→ Data for processing
===============

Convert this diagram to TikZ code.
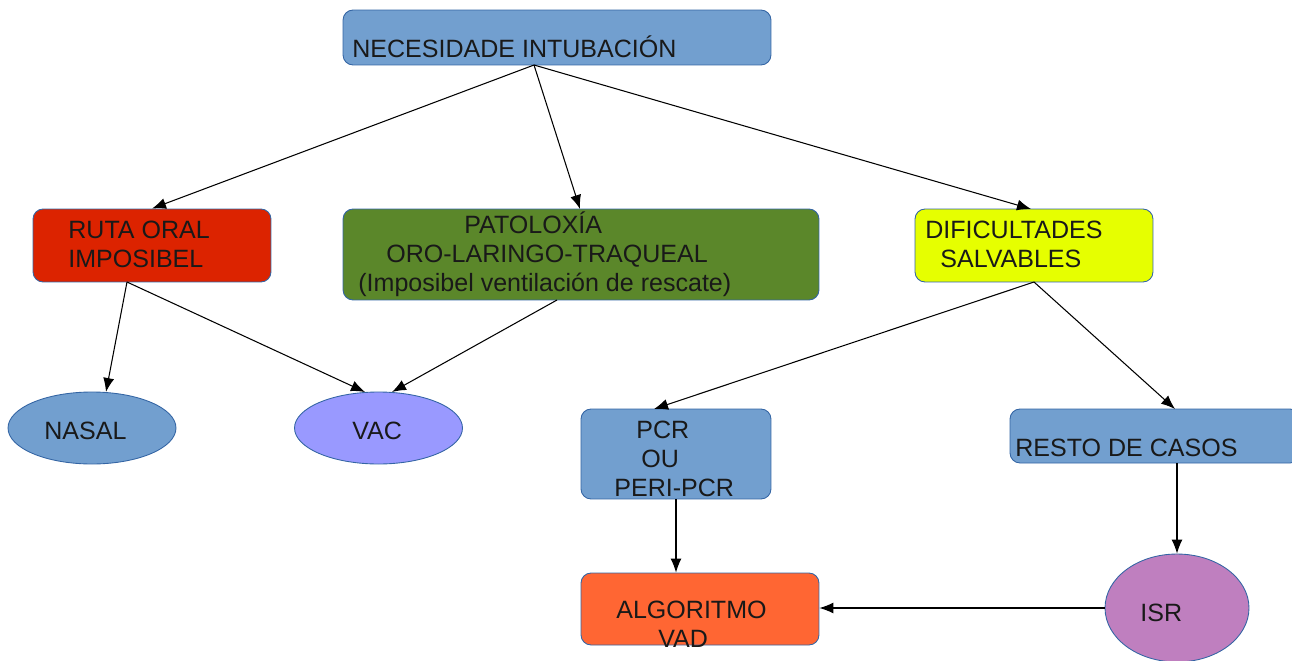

===============

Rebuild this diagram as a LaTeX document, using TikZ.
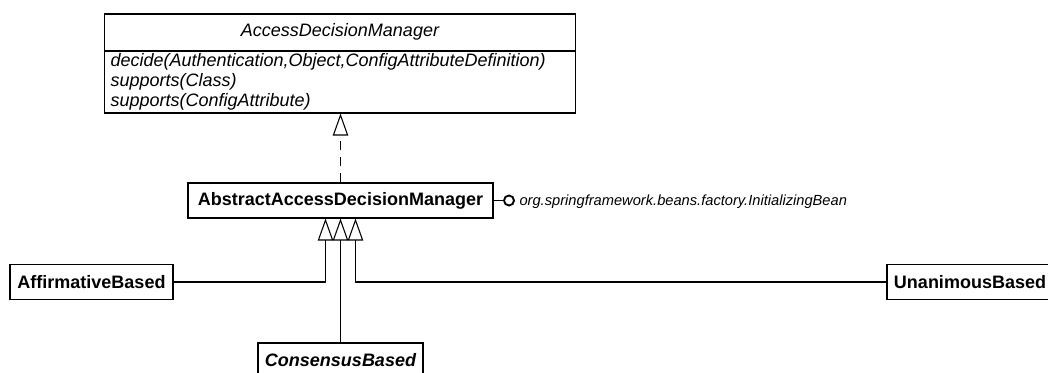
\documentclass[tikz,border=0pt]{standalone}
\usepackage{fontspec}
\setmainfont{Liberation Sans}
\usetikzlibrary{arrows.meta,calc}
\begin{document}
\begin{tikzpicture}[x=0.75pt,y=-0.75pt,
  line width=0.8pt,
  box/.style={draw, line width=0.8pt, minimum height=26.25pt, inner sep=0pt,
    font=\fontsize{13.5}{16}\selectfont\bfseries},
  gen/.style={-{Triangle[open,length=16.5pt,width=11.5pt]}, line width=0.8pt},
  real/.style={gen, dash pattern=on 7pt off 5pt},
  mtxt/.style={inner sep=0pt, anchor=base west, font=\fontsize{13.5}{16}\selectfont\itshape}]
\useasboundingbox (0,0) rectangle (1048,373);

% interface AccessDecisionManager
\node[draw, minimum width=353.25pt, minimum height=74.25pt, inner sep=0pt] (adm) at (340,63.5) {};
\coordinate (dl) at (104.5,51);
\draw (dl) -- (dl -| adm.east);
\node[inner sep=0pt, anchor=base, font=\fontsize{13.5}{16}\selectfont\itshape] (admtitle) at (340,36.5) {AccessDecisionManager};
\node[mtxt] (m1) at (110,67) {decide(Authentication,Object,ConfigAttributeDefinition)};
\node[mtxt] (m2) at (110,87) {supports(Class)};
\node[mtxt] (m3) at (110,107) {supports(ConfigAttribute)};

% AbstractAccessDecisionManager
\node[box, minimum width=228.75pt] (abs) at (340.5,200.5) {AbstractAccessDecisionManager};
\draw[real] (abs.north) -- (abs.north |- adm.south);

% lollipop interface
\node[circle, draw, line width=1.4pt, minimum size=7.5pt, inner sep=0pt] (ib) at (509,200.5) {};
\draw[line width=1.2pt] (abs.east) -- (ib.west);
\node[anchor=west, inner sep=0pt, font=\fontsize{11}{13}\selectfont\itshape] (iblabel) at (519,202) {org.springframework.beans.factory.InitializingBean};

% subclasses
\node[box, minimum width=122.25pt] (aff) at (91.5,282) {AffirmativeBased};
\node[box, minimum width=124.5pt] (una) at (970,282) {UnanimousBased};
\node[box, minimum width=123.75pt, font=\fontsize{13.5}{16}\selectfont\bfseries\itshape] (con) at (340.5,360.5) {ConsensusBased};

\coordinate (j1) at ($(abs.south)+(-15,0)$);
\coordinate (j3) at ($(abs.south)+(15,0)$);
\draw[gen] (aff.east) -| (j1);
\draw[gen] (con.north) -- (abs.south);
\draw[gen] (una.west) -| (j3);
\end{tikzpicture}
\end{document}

===============

→ Objective
In the listing above, find the line containing "Rebuild this diagram" and the line containing "(con) at (340.5,360.5)", then output those two lines and everything between them exactly as written, without the images.

→ Reply to the task
Rebuild this diagram as a LaTeX document, using TikZ.
\documentclass[tikz,border=0pt]{standalone}
\usepackage{fontspec}
\setmainfont{Liberation Sans}
\usetikzlibrary{arrows.meta,calc}
\begin{document}
\begin{tikzpicture}[x=0.75pt,y=-0.75pt,
  line width=0.8pt,
  box/.style={draw, line width=0.8pt, minimum height=26.25pt, inner sep=0pt,
    font=\fontsize{13.5}{16}\selectfont\bfseries},
  gen/.style={-{Triangle[open,length=16.5pt,width=11.5pt]}, line width=0.8pt},
  real/.style={gen, dash pattern=on 7pt off 5pt},
  mtxt/.style={inner sep=0pt, anchor=base west, font=\fontsize{13.5}{16}\selectfont\itshape}]
\useasboundingbox (0,0) rectangle (1048,373);

% interface AccessDecisionManager
\node[draw, minimum width=353.25pt, minimum height=74.25pt, inner sep=0pt] (adm) at (340,63.5) {};
\coordinate (dl) at (104.5,51);
\draw (dl) -- (dl -| adm.east);
\node[inner sep=0pt, anchor=base, font=\fontsize{13.5}{16}\selectfont\itshape] (admtitle) at (340,36.5) {AccessDecisionManager};
\node[mtxt] (m1) at (110,67) {decide(Authentication,Object,ConfigAttributeDefinition)};
\node[mtxt] (m2) at (110,87) {supports(Class)};
\node[mtxt] (m3) at (110,107) {supports(ConfigAttribute)};

% AbstractAccessDecisionManager
\node[box, minimum width=228.75pt] (abs) at (340.5,200.5) {AbstractAccessDecisionManager};
\draw[real] (abs.north) -- (abs.north |- adm.south);

% lollipop interface
\node[circle, draw, line width=1.4pt, minimum size=7.5pt, inner sep=0pt] (ib) at (509,200.5) {};
\draw[line width=1.2pt] (abs.east) -- (ib.west);
\node[anchor=west, inner sep=0pt, font=\fontsize{11}{13}\selectfont\itshape] (iblabel) at (519,202) {org.springframework.beans.factory.InitializingBean};

% subclasses
\node[box, minimum width=122.25pt] (aff) at (91.5,282) {AffirmativeBased};
\node[box, minimum width=124.5pt] (una) at (970,282) {UnanimousBased};
\node[box, minimum width=123.75pt, font=\fontsize{13.5}{16}\selectfont\bfseries\itshape] (con) at (340.5,360.5) {ConsensusBased};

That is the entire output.